Often in life, tests and examinations are conducted for the good purposes of discovery, teaching, strengthening and proving the character, quality and resolve of people (Deuteronomy 8:1-3).  A good teacher will use tests to assist students’ education, in hope that through the testing all will grow in their knowledge and show their increased understanding by passing their exams.   

But sometimes tests are conducted with evil intent to catch out, trick or find fault (Mark 8:11, 12:15).  Here is the Tempter’s work – the liar and deceiver, Satan our adversary and accuser.  He is not interested in the welfare of the people he is testing but rather in defeating them and bringing them under his power and control.  A bad examination is one that has no educational value but is set to catch people out and make them fail especially by trick questions.

God undoubtedly does test us for our good.  And within God’s tests, Satan attempts, by lies, to seduce us to do evil and to test God’s patience and faithfulness to his word.  This seduction works upon the sinful soul, for it invites us to enter into our own desires (Ephesians 2:1-3). 

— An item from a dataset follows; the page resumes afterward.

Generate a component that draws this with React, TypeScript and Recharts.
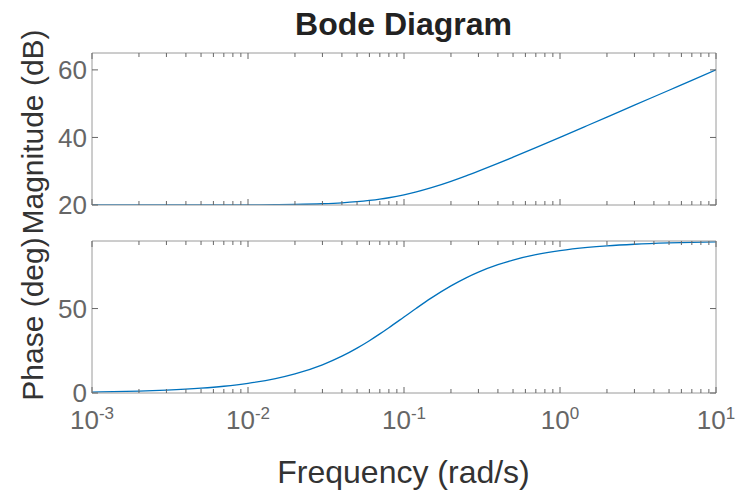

It is not surprising that sinful people are more aware of the enticing allure of Satan to do evil than of the blessing of God’s testing.  Over several centuries even our language of temptation has been restricted to this internal desire to do evil.  It is now astonishing to read the King James Version of the Bible “count it all joy when ye fall into diverse temptations” (James 1:2-4).  It sounds more like Mae West or Jerry Seinfeld than the Bible.